**YOUR OBJECTIVE**
Check each line of the listing for the word "that" and report how many lines contain it, giving nothing but the number.

(Data entries)
— START —

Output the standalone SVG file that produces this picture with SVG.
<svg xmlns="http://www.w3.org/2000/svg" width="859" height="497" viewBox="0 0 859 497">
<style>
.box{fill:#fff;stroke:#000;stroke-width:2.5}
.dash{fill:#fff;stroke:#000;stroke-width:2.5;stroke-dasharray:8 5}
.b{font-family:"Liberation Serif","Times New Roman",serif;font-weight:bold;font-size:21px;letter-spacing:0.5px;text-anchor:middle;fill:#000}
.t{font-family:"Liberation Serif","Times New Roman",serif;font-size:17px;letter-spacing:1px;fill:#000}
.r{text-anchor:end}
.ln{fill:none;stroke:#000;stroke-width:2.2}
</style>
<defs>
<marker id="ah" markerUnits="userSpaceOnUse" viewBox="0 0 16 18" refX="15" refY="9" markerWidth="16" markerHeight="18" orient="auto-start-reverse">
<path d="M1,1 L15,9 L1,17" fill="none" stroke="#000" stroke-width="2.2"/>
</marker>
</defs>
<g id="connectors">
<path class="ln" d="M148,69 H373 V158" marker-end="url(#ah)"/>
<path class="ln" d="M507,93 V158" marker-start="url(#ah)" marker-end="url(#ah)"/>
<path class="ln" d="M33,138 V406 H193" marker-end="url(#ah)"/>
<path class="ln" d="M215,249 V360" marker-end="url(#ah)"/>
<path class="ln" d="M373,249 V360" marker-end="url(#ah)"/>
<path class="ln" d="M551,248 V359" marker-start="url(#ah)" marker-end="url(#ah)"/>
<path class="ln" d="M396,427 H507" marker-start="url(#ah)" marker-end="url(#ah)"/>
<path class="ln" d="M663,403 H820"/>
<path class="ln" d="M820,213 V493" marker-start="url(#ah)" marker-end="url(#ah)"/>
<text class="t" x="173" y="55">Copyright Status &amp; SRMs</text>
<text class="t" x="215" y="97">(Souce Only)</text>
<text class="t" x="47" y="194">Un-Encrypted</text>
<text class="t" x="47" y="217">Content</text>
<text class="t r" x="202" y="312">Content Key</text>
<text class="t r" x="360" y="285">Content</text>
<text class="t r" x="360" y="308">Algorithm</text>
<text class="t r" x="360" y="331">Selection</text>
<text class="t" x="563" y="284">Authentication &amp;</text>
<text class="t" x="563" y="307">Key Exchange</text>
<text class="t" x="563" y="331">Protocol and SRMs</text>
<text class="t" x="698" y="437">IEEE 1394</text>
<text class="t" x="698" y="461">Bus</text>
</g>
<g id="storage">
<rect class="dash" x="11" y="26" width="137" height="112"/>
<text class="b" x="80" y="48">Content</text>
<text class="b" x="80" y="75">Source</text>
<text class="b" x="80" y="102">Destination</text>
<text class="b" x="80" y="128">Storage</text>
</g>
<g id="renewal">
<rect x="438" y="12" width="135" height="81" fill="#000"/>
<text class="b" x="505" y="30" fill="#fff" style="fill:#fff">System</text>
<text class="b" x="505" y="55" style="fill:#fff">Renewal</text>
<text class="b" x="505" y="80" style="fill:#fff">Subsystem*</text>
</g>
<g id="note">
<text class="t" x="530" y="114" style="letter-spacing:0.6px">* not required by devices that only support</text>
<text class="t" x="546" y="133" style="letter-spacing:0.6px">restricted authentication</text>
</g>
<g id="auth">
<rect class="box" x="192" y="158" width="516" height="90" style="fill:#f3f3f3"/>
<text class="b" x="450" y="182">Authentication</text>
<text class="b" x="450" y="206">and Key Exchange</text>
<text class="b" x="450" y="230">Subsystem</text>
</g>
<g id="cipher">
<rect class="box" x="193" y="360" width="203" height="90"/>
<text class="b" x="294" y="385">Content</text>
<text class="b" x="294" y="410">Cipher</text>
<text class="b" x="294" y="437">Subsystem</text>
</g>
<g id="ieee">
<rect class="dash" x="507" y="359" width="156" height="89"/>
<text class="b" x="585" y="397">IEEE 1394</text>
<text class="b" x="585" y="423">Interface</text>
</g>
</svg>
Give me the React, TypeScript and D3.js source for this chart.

— END —

**WRITTEN ANSWER**
2